The people offering that advice were only partially correct. They neglected to say that people who were working continuously from or before January 1, 2005, to December 31, 2007, are entitled to be appointed permanently without an interview, in accordance with Section 13 (7) of the Public Service Act. Additionally, Section 13 (11) states: “No established office in the Public Service shall be allowed to remain vacant for a period of more than one year except (a) permission to allow the vacancy is granted by the Governor General on the advice of the Service Commission; or (b) the office has been frozen by the minister.”

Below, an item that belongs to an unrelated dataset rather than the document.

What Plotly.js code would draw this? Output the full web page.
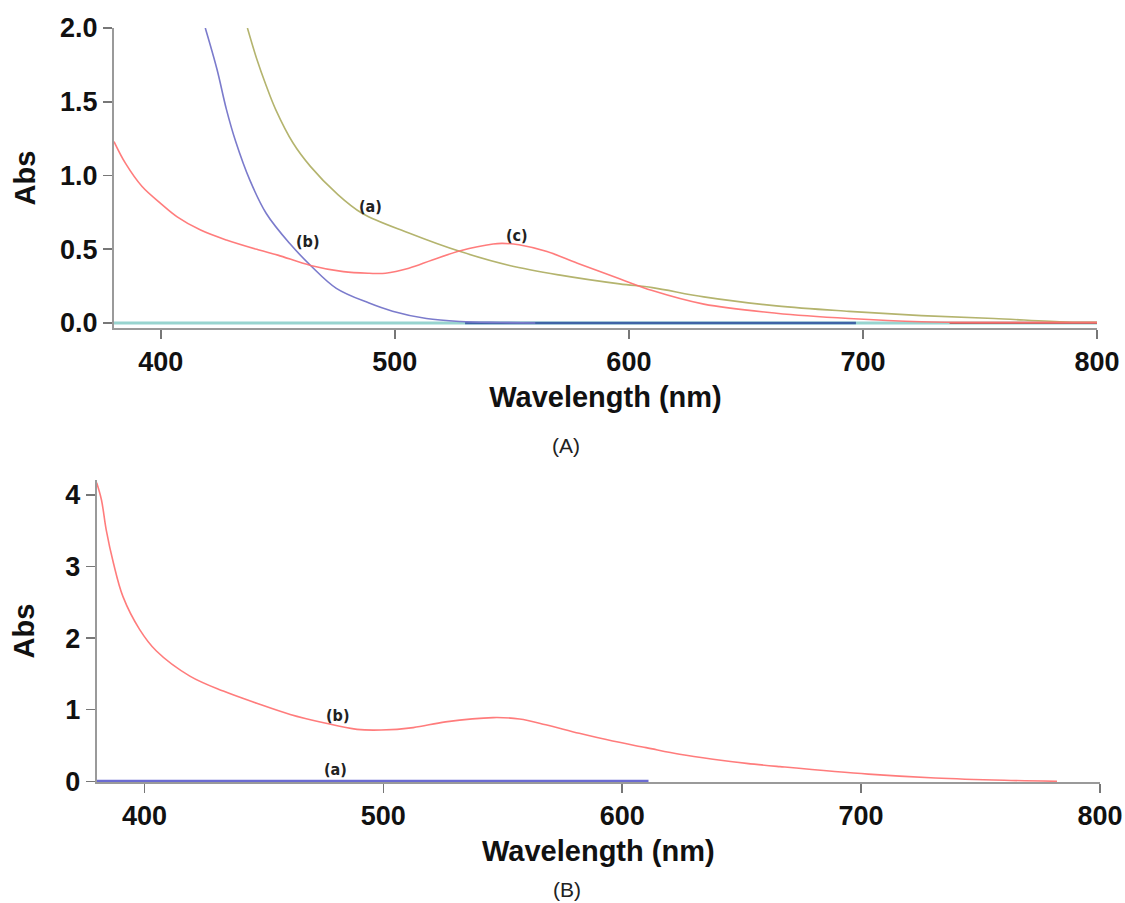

To my mind, officers who were temporarily assigned an to established post in excess of the statutory period would have a legitimate expectation to fill those posts. When long-standing “temporary” officers are subjected to interviews, who is to say that they would be successful at retaining their jobs? Somehow the cynic in me keeps thinking that might be the reason for the advertisement. Without more, this madness would be unfair and would not be allowed under the provisions of the Employment Rights Act. Regrettably, that act does not apply to the Public Service.
The Employment Rights Act has guaranteed private sector workers a payment or reinstatement if they lose their jobs through no fault of their own. Public officers have no such protection. The local Court of Appeal and the Caribbean Court of Justice have ruled that public officers who lose their jobs in circumstances amounting to severance are only entitled to receive compensation when they reach age 60. Just imagine a public officer, sent home at age 35 through no fault of his own, having to wait 25 years before he sees one red cent.
Government has enhanced the conditions of service for private sector workers and has now made public sector workers an underclass. Rather than make legislative changes to ensure that public officers are not disadvantaged, Government has been moving to exploit the situation in respect of forming the Central Revenue Authority. It has escaped them that they were elected to govern, not to mistreat any sector of society, and certainly not to micromanage the Public Service.
Once people aspired to work in the Public Service because it was permanent and offered benefits like generous leave entitlement, especially in the areas of sick leave, pension and gratuity. Legislative changes and political interference over the years have been making public sector employment less attractive in relation to the private sector. The implementation of the Employment Rights Act has completed that process. As a result, the Public Service would no longer be able to attract the best brains. Maybe we like it so.
• Caswell Franklyn is a trade unionist and social commentator.